The confederation said the hunger threshold, the minimum monthly food cost for a family to maintain a healthy and balanced diet, rose to 27,970 lira ($673) in September, exceeding the minimum wage for the first time by 21 percent.

Financial analyst İris Cibre noted on X that the gap between the hunger threshold and the minimum wage has never been this wide. “How many families in this country have 90,000 lira coming into their home? Even if they raise wages by 20 percent at the end of the year, they cannot make up the losses of 2025,” she wrote, adding that the 3.17 percent monthly increase in food prices was a troubling leading indicator.

TÜRK-İŞ calculated the monthly cost of living for a single worker at 36,305 lira ($873), leaving a 14,201 lira ($342) shortfall compared to the minimum wage of 22,104 lira ($531).

The confederation also reported that annual “kitchen inflation” — the increase in food prices — reached 41.05 percent, with prices rising 32.67 percent in the first nine months of 2025 alone.

Sharp increases in meat, poultry, egg, lentil and oil prices were the main drivers of rising food costs, while vegetable prices also climbed overall. Potatoes were a rare exception, dropping 15 percent in September.
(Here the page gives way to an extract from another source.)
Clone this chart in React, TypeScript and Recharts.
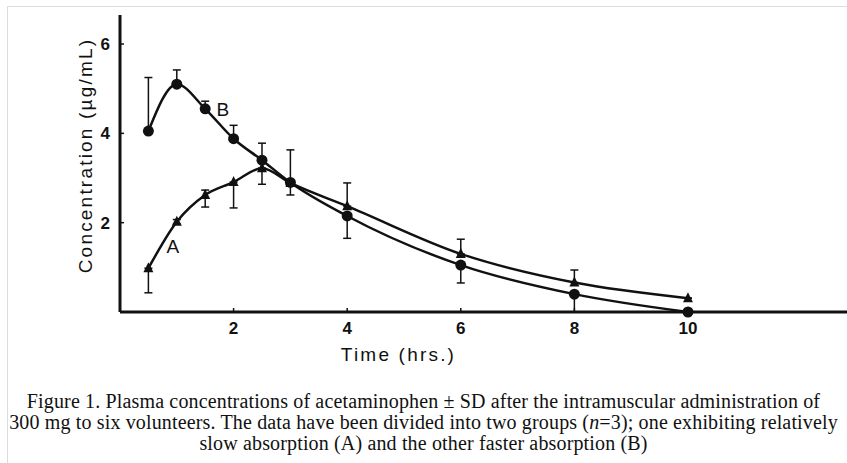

Over the past several years Turkey has been suffering from backsliding in its economy, with high inflation and unemployment as well as a poor human rights record. President Recep Tayyip Erdoğan is criticized for mishandling the economy, emptying the state’s coffers and establishing one-man rule in the country, where dissent is suppressed and opponents are jailed on politically motivated charges.